President Obama maintains a slight lead over Mitt Romney according to the most recent national polls. An average of five polls released over the last two weeks has President Obama with 46% of the vote compared to 45% for Mitt Romney. A Real Clear Politics average of six polls from the last month has Obama ahead 46.4% to 45.1% for Romney. President Obama’s lead has remained relatively unchanged from last week’s update, when he also had a lead of just over one point.
However, all polls are not created equally. The methods of each pollster vary, and many pollsters will adjust their numbers after their survey is complete. Ideally, these adjustments make the poll more accurate, but that is not always the case Finally, many pollsters also have a track record for either accurately predicting elections, or favoring one side over the other
As new polls are released, I will be providing continual updates, posting each poll along with some analysis on each pollster’s past reputation and performance. To receive more updates, follow me on Twitter or Facebook. I will also provide analysis on the latest trends.
Poll of 1500 “likely voters” taken from 7/27/2012 to 7/29/2012
- Romney 47%
- Obama 45%
Analysis: Last week Rasmussen had Romney with a one point lead. Over the last seven days Rasmussen had Romney’s lead growing to four points, but their most recent update has Romney’s lead back down to two.
Rasmussen uses a fairly large sample and by “tracking” their results over multiple days the pollster should be able to produce more accurate results.
However, Rasmussen’s poll uses a “likely voter” sampling method, which excludes some registered voters. In the past, Rasmussen has been accused of producing biased results that tend to favor Republican candidates. Rasmussen does not include cell phone users, but attempts to compensate by using an “online survey tool to interview randomly selected participants from a demographically diverse panel.”

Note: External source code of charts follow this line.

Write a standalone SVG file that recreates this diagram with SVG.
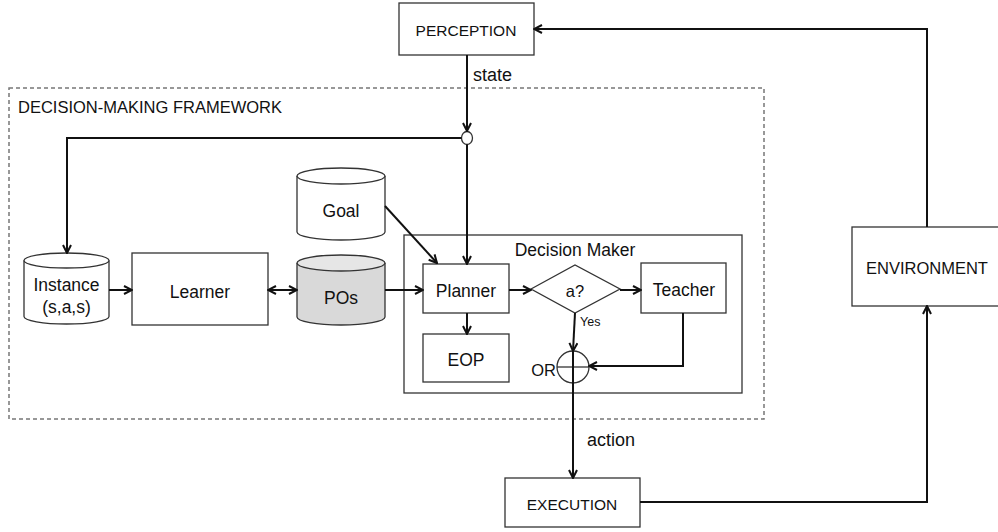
<svg xmlns="http://www.w3.org/2000/svg" width="998" height="532" viewBox="0 0 998 532">
<style>
  .box{fill:#fff;stroke:#333;stroke-width:1.3}
  .t{font-family:"Liberation Sans",Arial,sans-serif;font-size:17.5px;fill:#111;text-anchor:middle;dominant-baseline:central}
  .u{font-size:15.5px}
  .c{fill:none;stroke:#111;stroke-width:2}
  .frame{fill:none;stroke:#777;stroke-width:1.5;stroke-dasharray:4,3}
</style>
<defs>
  <marker id="ah" viewBox="0 0 10 10" refX="9" refY="5" markerWidth="10" markerHeight="10" markerUnits="userSpaceOnUse" orient="auto-start-reverse">
    <path d="M1,1 L9,5 L1,9" fill="none" stroke="#111" stroke-width="2"/>
  </marker>
</defs>
<rect width="998" height="532" fill="#fff"/>

<g id="framework">
  <rect class="frame" x="9" y="88" width="755" height="331"/>
  <text class="t" x="18" y="107" style="text-anchor:start;font-size:16.5px">DECISION-MAKING FRAMEWORK</text>
</g>

<g id="perception">
  <rect class="box" x="399" y="3" width="135" height="52"/>
  <text class="t u" x="466" y="30">PERCEPTION</text>
</g>

<g id="environment">
  <rect class="box" x="852" y="227" width="150" height="79"/>
  <text class="t" x="927" y="268" style="font-size:16.5px">ENVIRONMENT</text>
</g>

<g id="execution">
  <rect class="box" x="505" y="478" width="135" height="49"/>
  <text class="t u" x="572" y="504">EXECUTION</text>
</g>

<g id="junction">
  <ellipse cx="467" cy="138" rx="5.5" ry="6.5" fill="#fff" stroke="#333" stroke-width="1.3"/>
</g>

<g id="instance">
  <path class="box" d="M24,260.5 V316.5 A42.5,7.5 0 0 0 109,316.5 V260.5"/>
  <ellipse class="box" cx="66.5" cy="260.5" rx="42.5" ry="7.5"/>
  <text class="t" x="66.5" y="285">Instance</text>
  <text class="t" x="66.5" y="307">(s,a,s)</text>
</g>

<g id="learner">
  <rect class="box" x="132" y="253" width="136" height="72"/>
  <text class="t" x="200" y="292">Learner</text>
</g>

<g id="goal">
  <path class="box" d="M297,176 V232 A44,8 0 0 0 385,232 V176"/>
  <ellipse class="box" cx="341" cy="176" rx="44" ry="8"/>
  <text class="t" x="341" y="211">Goal</text>
</g>

<g id="pos">
  <path d="M297,263 V317 A44,8 0 0 0 385,317 V263" fill="#d9d9d9" stroke="#333" stroke-width="1.3"/>
  <ellipse cx="341" cy="263" rx="44" ry="8" fill="#e6e6e6" stroke="#333" stroke-width="1.3"/>
  <text class="t" x="341" y="298">POs</text>
</g>

<g id="decision-maker">
  <rect class="box" x="404" y="235" width="338" height="158"/>
  <text class="t" x="575" y="250">Decision Maker</text>
</g>

<g id="planner">
  <rect class="box" x="423" y="264" width="86" height="49"/>
  <text class="t" x="466" y="291">Planner</text>
</g>

<g id="eop">
  <rect class="box" x="423" y="334" width="86" height="48"/>
  <text class="t" x="466" y="360">EOP</text>
</g>

<g id="decision">
  <polygon class="box" points="531,289 575,265 620,289 575,313"/>
  <text class="t" x="575" y="291" style="font-size:16.5px">a?</text>
</g>

<g id="teacher">
  <rect class="box" x="641" y="263" width="85" height="50"/>
  <text class="t" x="684" y="290">Teacher</text>
</g>

<g id="or">
  <circle cx="573" cy="367" r="16" fill="#fff" stroke="#333" stroke-width="1.3"/>
  <line x1="557" y1="367" x2="589" y2="367" stroke="#333" stroke-width="1.3"/>
  <text class="t" x="556" y="370" style="text-anchor:end;font-size:16.5px">OR</text>
</g>

<g id="connectors">
  <path class="c" d="M467,55 V131" marker-end="url(#ah)"/>
  <path class="c" d="M467,144.5 V264" marker-end="url(#ah)"/>
  <path class="c" d="M461.5,138 H67 V253" marker-end="url(#ah)"/>
  <path class="c" d="M927,227 V29 H534" marker-end="url(#ah)"/>
  <path class="c" d="M640,502 H927 V306" marker-end="url(#ah)"/>
  <path class="c" d="M109,290 H132" marker-end="url(#ah)"/>
  <path class="c" d="M268,290 H297" marker-start="url(#ah)" marker-end="url(#ah)"/>
  <path class="c" d="M385,290 H423" marker-end="url(#ah)"/>
  <path class="c" d="M385,206 L437,263" marker-end="url(#ah)"/>
  <path class="c" d="M467,313 V334" marker-end="url(#ah)"/>
  <path class="c" d="M509,290 H531" marker-end="url(#ah)"/>
  <path class="c" d="M620,290 H641" marker-end="url(#ah)"/>
  <path class="c" d="M575,313 L573,351" marker-end="url(#ah)"/>
  <path class="c" d="M683,313 V366 H589" marker-end="url(#ah)"/>
  <path class="c" d="M573,351 V478" marker-end="url(#ah)"/>
  <text class="t" x="473" y="75" style="text-anchor:start;font-size:18px">state</text>
  <text class="t" x="587" y="440" style="text-anchor:start;font-size:18px">action</text>
  <text class="t" x="580" y="322" style="text-anchor:start;font-size:12.5px">Yes</text>
</g>
</svg>
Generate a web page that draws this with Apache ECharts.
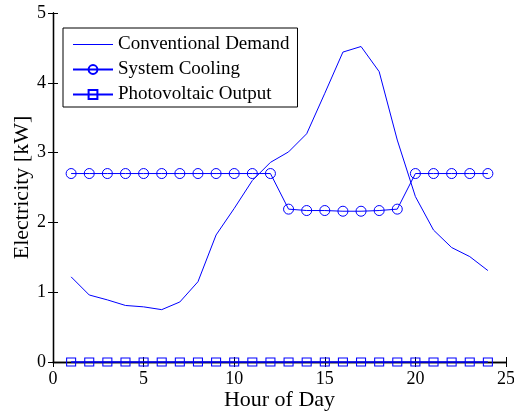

In 2008 Rasmussen’s final poll matched up well with the final result in the race, and its polls in the final month were fairly consistent. However, in 2010 a study done by the American Research Group found Rasmussen to be the least accurate of the eleven pollsters they evaluated. Rasmussen uses a sample that has “baseline targets” of 35.8% Republicans, 33.0% Democrats, and 31.2% “unaffiliated” voters, despite other surveys that show Democrats’ actually outnumbering Republicans in the general population.
Poll of 3050 registered voters taken from 7/20/2012 to 7/27/2012
- Obama 46%
- Romney 46%
Analysis: Last week Gallup had President Obama with a two point lead, which has now shifted to a tie according to their data.
Gallup has, by far, the largest sample size, with 3050 registered voters, which theoretically should make their poll more accurate. Gallup includes date from six days, which theoretically will even out their results, but the large date range could also be including old/bad data.
Gallup’s polls varied greatly in the 2008 race, at one point having McCain ahead by ten points before producing a final prediction with Obama up by eight points. Gallup has not released the internal breakdown of their sampling. Gallup was rated above average by Nate Silver in 2010.
NBC News/Wall Street Journal
Poll of 1000 registered voters taken from 7/18/2012 to 7/22/2012
- Obama 49%
- Romney 43%
Analysis: NBC News/Wall Street Journal’s poll has by far the largest for President Obama among the most recent polls. This pollster has consistently shown Obama with a lead of at least three points, even when other pollsters have had the race closer.
The poll includes all registered voters which may favor the Democratic candidate. In 2008 NBC New/Wall Street Journal scored fairly well in terms of accuracy and consistency in predicting the actual results in the final month of the election. Nate Silver of The New York Times gave these pollsters an above average rating in 2010.
Poll of 901 registered voters taken from 7/15/2012 to 7/17/2012
- Obama 45%
- Romney 41%
Analysis: Fox News has a reputation for favoring Republican candidates, but over the last few months their polls have actually shown some of the largest leads for President Obama. In this case, Fox News shows a larger lead for Obama than any of the other most recent pollsters, including NPR and CBS/N.Y. Times.
At the same time, the Fox News poll has a very large number of undecided (14% of their sample), which likely includes many Romney voters who simply have not committed at this point.
In 2008 Fox News performed well in terms of accuracy, but not well in terms of consistency in predicting the 2008 presidential election. In his June 2010 ratings, Nate Silver rated Fox News as right at the average mark for a “Default/New Pollster.”
CBS News/N.Y. Times
Poll of 942 registered voters taken from 7/11/2012 to 7/16/2012
- Romney 47%
- Obama 46%
Analysis: The CBS News/NY Times poll was taken of 942 registered voters and included cell phone users. The sampling should therefore favor President Obama, but their poll actually shows Romney with a one point lead.
CBS/NY Times did not release a breakdown of how their sample was split up between Republican and Democratic voters. In 2008 CBS/NY Times was one of the least accurate and consistent pollsters in the final month of the race. CBS/NY Times was rated above average by Nate Silver in 2010, but below Rasmussen, Gallup, and NBC/Wall Street Journal.